#### [What the task requires]
Copy out all lines of the records in which the word "this" appears.
■ ■ ■ ■ ■
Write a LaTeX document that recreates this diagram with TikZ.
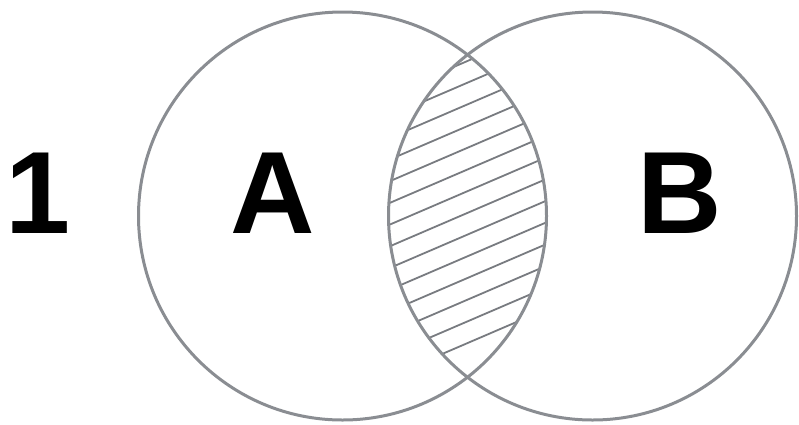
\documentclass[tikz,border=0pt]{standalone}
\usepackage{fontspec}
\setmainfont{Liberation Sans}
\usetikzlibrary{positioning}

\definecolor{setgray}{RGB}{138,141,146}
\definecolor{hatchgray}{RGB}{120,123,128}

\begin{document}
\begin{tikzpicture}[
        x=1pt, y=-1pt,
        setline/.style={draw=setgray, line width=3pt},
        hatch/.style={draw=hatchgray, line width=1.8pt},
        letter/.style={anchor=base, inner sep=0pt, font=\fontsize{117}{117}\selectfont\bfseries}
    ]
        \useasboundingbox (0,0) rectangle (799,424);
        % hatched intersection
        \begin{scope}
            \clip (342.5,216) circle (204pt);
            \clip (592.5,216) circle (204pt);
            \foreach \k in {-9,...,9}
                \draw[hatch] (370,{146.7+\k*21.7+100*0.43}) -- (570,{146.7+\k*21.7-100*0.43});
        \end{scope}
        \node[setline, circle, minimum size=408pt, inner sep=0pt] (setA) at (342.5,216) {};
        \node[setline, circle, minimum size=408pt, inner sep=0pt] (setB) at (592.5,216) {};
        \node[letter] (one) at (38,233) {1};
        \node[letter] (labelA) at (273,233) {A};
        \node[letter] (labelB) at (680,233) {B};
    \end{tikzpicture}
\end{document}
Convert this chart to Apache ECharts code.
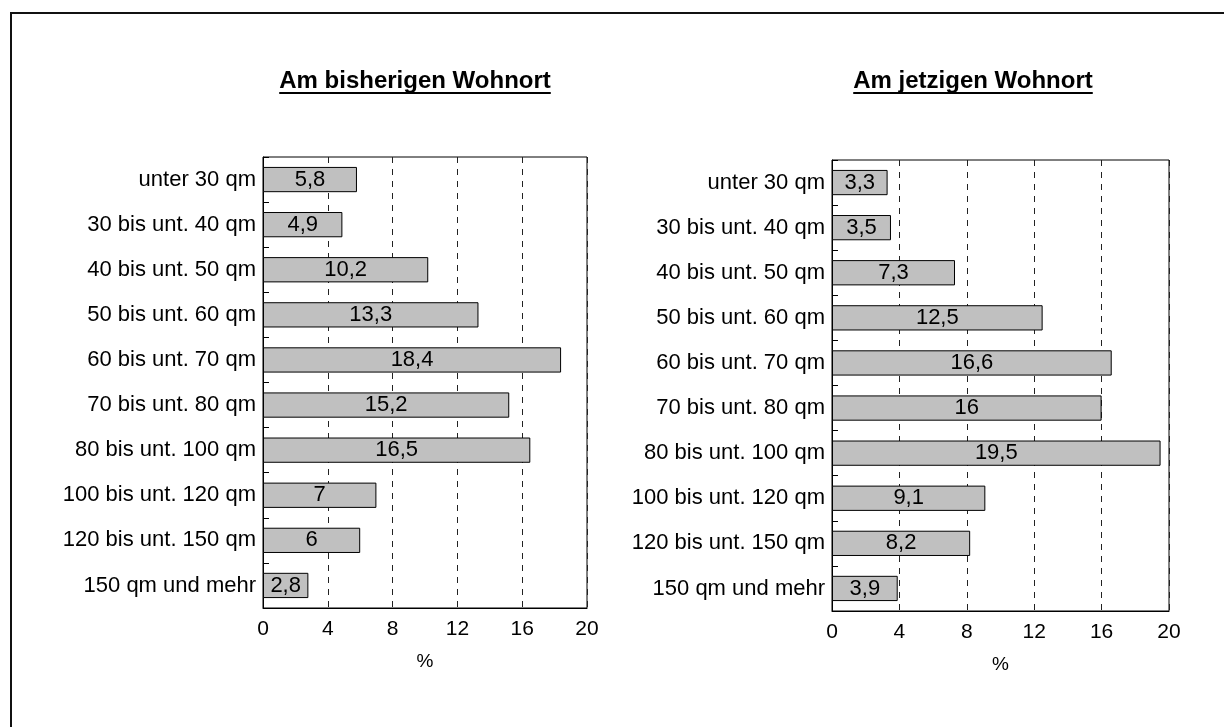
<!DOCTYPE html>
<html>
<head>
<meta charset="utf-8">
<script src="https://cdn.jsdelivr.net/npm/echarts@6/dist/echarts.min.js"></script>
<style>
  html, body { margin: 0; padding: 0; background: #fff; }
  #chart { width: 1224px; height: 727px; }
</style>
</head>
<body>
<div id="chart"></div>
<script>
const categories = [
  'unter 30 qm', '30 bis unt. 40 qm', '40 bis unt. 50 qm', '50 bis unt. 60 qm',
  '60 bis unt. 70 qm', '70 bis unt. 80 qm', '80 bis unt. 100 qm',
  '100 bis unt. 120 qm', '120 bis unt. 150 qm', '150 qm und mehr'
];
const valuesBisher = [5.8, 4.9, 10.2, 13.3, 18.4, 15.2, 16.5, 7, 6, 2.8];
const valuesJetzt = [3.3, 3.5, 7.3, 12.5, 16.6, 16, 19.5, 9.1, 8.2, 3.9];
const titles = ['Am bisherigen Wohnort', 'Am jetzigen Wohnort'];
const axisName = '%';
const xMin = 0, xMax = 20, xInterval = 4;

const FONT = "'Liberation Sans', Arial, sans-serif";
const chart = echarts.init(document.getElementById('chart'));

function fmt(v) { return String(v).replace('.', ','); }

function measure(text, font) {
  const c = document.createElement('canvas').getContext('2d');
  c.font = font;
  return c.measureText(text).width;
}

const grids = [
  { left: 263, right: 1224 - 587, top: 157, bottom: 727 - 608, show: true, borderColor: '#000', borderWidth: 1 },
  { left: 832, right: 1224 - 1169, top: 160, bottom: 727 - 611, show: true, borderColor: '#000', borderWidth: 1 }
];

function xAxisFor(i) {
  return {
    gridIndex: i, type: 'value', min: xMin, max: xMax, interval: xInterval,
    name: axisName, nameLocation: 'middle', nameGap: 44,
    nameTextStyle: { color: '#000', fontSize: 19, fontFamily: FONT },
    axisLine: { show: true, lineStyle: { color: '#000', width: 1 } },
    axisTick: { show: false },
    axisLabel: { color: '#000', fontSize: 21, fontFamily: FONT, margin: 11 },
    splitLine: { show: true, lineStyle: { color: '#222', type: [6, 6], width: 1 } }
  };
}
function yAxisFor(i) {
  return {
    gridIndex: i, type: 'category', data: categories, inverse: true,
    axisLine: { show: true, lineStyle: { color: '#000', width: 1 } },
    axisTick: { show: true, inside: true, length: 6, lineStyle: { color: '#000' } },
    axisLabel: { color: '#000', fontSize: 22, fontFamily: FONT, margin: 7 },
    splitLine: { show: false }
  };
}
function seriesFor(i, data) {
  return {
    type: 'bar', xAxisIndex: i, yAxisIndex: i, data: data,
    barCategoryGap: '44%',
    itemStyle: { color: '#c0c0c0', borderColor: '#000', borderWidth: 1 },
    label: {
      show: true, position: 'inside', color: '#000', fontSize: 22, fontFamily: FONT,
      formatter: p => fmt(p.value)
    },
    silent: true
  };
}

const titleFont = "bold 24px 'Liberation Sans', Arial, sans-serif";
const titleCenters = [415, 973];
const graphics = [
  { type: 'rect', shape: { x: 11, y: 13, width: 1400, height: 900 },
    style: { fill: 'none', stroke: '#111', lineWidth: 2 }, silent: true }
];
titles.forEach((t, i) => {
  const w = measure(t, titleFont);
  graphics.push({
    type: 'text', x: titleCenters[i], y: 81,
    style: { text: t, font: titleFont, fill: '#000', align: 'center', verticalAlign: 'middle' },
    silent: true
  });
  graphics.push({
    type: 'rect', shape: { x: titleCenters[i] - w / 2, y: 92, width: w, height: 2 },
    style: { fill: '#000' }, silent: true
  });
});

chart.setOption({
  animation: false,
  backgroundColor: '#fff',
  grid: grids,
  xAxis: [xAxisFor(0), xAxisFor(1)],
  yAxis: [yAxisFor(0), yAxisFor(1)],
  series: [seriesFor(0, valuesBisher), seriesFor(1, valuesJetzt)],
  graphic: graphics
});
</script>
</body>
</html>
■ ■ ■ ■ ■
#### [Task solution]
Write a LaTeX document that recreates this diagram with TikZ.
Convert this chart to Apache ECharts code.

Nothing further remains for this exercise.